Maka dalam ukiran Kuda Madura, dua versi itu juga ada. Ada kuda dengan wujud kuda biasa, ada pula kuda dengan wujud memiliki dua sayap.
Versi kuda bersayap adalah versi yang paling banyak atau paling utama. Bahkan digunakan sebagai lambang Keraton Sumenep besanding dengan Kuda Laut Bersayap, mengapit perisai yang ada gambar baju zirah ksatria Eropa yang di atasnya ada mahkota ala raja Eropa.
Kuda bersayap ini kemungkinan juga terkait cerita kuda Jokotole yang bisa terbang. Di Babad Songenep, Jokotole yang setelah jadi Raja Sumenep bergelar Pangeran Secadiningrat II, akhirnya bertemu ayahnya dan mendapat hadiah berupa cemeti sakti dan Kuda Megaremmeng.
Megaremmeng adalah kuda berbulu hitam dan bisa menghilang serta terbang. Kuda ini kemudian dipakai Jokotole untuk mengalahkan Raja Dempo Awang dari Kelleng.
Dempo Awang datang menyerang raja-raja Nusantara dengan perahu terbangnya. Banyak raja dikalahkannya. Namun tidak dengan Jokotole. Perahu terbang Dempo Awang kemudian hancur oleh cemeti Jokotole yang disabetkan sambil mengendarai kuda terbang.
Itulah kisah Jokotole dan kudanya yang tertulis di Babad Songenep atau Babad Sumenep. Babad ini disusun dan diahlih aksara oleh Raden Werdisastra tahun 1914 bersama Raden Sastrawijoyo. Mereka menyusun dari naskah Babad Songenep kuno dan dongeng atau cerita orang Sumenep yang bisa dipercaya serta aturan negeri pada zaman kuno.

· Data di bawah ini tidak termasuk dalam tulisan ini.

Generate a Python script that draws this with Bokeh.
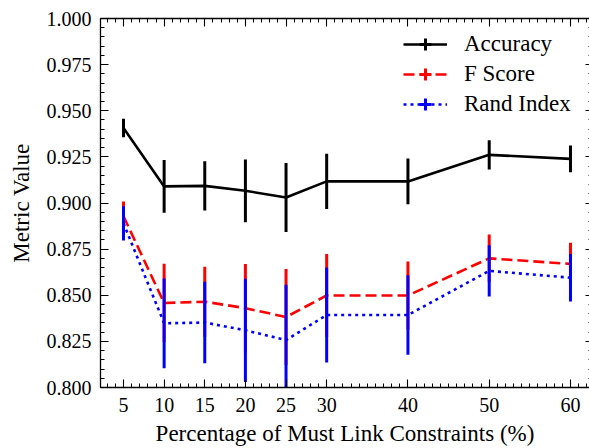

Seperti halnya babad lainnya atau babad di daerah lain, kita harus membacanya secara kritis. Sebab selain bercampur dengan mitos, perlambang, dan lainnya, juga terkadang tidak akurat jika disandingkan dengan catatan sejarah.

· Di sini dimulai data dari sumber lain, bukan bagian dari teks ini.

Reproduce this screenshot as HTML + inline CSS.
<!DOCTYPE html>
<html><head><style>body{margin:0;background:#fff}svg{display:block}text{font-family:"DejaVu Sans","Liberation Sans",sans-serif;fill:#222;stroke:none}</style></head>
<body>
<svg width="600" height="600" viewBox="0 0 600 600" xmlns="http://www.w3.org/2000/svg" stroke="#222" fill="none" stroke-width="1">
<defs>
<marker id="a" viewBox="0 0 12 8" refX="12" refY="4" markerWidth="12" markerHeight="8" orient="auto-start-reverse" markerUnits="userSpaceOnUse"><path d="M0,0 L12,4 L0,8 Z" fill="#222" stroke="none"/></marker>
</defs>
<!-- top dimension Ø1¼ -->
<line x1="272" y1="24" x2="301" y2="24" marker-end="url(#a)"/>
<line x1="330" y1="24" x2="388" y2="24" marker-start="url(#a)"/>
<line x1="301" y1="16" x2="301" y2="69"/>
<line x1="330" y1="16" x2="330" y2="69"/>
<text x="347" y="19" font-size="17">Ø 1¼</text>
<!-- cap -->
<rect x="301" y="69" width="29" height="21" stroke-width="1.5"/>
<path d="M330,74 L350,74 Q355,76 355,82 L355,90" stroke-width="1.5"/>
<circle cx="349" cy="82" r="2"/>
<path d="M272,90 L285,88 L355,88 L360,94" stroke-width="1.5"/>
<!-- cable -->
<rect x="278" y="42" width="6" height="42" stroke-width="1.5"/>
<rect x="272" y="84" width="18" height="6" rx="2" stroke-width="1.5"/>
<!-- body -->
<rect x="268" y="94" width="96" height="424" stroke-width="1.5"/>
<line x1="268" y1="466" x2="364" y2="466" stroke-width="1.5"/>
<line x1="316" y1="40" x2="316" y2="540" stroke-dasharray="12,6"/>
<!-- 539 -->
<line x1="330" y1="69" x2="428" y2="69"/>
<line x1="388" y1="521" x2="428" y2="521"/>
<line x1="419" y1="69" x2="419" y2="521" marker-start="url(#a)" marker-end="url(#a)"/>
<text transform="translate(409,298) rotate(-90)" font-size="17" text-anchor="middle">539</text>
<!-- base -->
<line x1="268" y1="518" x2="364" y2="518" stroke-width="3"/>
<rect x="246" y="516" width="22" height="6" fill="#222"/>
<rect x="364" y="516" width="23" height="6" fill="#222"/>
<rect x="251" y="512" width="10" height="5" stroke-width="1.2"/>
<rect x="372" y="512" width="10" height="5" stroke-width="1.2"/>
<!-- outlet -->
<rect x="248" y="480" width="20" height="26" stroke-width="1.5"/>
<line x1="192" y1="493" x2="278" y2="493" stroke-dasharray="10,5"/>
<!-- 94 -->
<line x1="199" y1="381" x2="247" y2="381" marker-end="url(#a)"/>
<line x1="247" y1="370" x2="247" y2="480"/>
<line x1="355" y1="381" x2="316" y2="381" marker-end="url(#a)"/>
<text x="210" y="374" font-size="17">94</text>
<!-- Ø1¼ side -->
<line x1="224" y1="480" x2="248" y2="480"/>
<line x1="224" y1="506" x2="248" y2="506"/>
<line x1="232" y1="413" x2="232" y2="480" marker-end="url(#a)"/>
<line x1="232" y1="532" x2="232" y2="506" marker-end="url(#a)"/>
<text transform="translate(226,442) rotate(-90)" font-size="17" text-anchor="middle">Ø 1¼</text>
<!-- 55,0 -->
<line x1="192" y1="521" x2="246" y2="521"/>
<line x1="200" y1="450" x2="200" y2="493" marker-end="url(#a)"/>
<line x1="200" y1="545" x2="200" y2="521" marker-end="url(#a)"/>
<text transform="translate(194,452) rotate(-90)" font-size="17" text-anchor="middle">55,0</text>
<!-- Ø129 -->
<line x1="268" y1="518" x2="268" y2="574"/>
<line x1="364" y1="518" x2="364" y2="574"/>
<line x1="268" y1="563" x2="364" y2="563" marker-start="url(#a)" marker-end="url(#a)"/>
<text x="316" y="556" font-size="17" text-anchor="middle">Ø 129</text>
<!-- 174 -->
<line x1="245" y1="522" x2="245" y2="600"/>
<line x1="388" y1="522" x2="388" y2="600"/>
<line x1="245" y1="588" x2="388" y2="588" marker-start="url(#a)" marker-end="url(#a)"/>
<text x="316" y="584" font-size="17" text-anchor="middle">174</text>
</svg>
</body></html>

Misalnya di dalam Babad Songenep Jokotole berinteraksi dengan Brawijaya dan patihnya Gajah Mada. Jika kita lihat catatan sejarah, Jokotole hidup pada 1415 – 1460 sedangkan Brawijaya 1474 – 1498, dan Gajah Mada 1290 – 1364.
Di sana Gajah Mada juga digambarkan sangat lemah, bersifat buruk, licik, dan jahat. Sebuah penggambaran yang berbeda dengan sumber-sumber lain. Penggambaran antoagonis seperti itu lazim di sebuah babad ketika menulis musuh atau tokoh yang dibenci.
Namun terlepas dari itu, dari Babad Songenep ini kita jadi tahu asal muda Kuda Madura. Mengapa dia penting dan senantiasa hadir di dalam ornamen pada seni kriyanya, termasuk warangka keris Madura.
Semoga bisa menjawab tanya dari mana asal Kuda Madura di hulu dan warangka Keris Madura.